The river, as I watch it go by a few feet away, is at 10.0 feet on the Butte La Rose gauge, rising a little to 11.0 feet by next Tuesday. The Ohio and Mississippi are slowed from rising fast right now, but are coming up again in their upper reaches. The Corps of Engineers has put out a press release stating that the river could rise as much as 24 feet (19 to 24 they say) this spring. They have warned interests in the Morganza Floodway that it may be necessary to remove cattle and other things from the floodway this year. It is hard to know whether they really have data to strongly suggest a major high water, or whether the New Orleans experience has made them more cautious (conservative) than they used to be.
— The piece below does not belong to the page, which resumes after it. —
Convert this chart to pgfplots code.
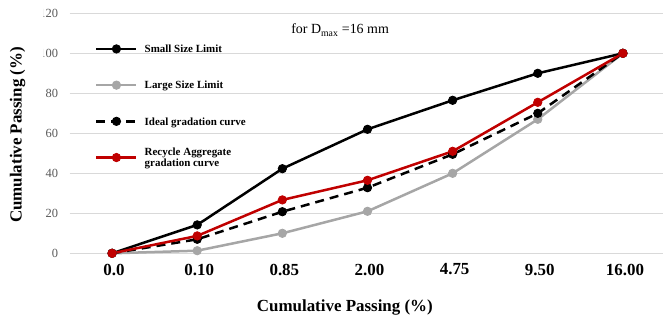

Either way, is always better to be safe, both for the Corps and the people a flood would affect. But if people go to a lot of trouble and prepare for high water and it doesn’t come, woe to the Corps. Truly, they can’t win.

Rise and Shine, Jim

8 Comments:

Blogger Bud Forester said...

Congrats on the new addition. A fella once told me his greatest aspiration was to be someone’s Pawpaw. I can see from the picture that it's very special.

March 09, 2007 7:23 PM  
Blogger jim said...

Yes, it is. Hope you achieve it some day too. Thanks for the comment Bud. Jim

March 09, 2007 8:39 PM  
Blogger Jo Ellen said...

Jim,
~ Your story about the bateau made out of old cypress sounds intersting. Presentations can be stressful, I hope yours went well.
~ Purple martins are fun to watch. We don't get many way up here in Nebraska, but I used to go down to my sister's home near Ft. Worth and sit out in her backyard with her and watch the purple martins gather in the bird condo. It was fun, especially watching my sister, who does not have a violent bone in her body, sit with her BB gun and take shots at anything that threatened her baby birds. Some of the more aggressive birds of another type would try to clear out the nests and take over the condo . . My sister has since moved to Utah and I miss our purple martin days . .
~ Congratulations to you and yours on the new little addition to the family. Yes, being a PawPaw must be very special. Funny thing, once you leave the far south, there are not many grandfathers being called "PawPaw." We referred to my mother's parents, from Ferriday, as MawMaw & PawPaw.
Jo Ellen

March 11, 2007 5:53 PM  
Blogger jim said...

Hi Jo Ellen:

The presentation went pretty well. And i used to do the same thing as your sister - sit with my BB gun and shoo away sparrows when they tried to take over the martin house. Don't people in Nebraska have knicknames for grandparents? Thanks for the nice comment. Jim

March 11, 2007 8:53 PM  
Blogger Patrick said...

Hi Jim,

Nice website. I was at the lecture Saturday at LSU. I just wanted to stop by and say that you did a fine job. Later, I was talking about your lecture with family from out that way, and it sparked a pretty good discussion.

Thanks again,
Patrick

March 12, 2007 11:26 AM  
Blogger jim said...

Patrick

I'm sure glad you thought the lecture went off ok. The glitch in the computer really threw my the timing off, but that's the way it is. Yes, those boats do tend to promote discussion. Glad it did it for you. Thanks for the comment.
Jim

March 12, 2007 8:41 PM  
Blogger Dominic said...

Hi Jim,
I was at the meeting too... actually, I was the guy fumbling around with the powerpoint, LOL. In spite of that, you did a good job with the presentation anyway. And I really like your blog; the photos are beautiful and it's a good way to slow down the pace. Finally, I want to say thanks for coming Saturday and sharing the bateau experience with us.

-Dominic

March 12, 2007 10:09 PM  
Blogger jim said...

Well, together we pulled it off, I guess. Thanks for handling the recalcitrant machine for me. If we had had more time we probably could have stopped and fixed the automatic forward thing. But "never the first time" like I said. Glad you like the blog. And you are welcome to anything that I have that helps get the word out on the bygone life of the houseboat dwellers in the Basin. Sure do appreciate your comment Dominic.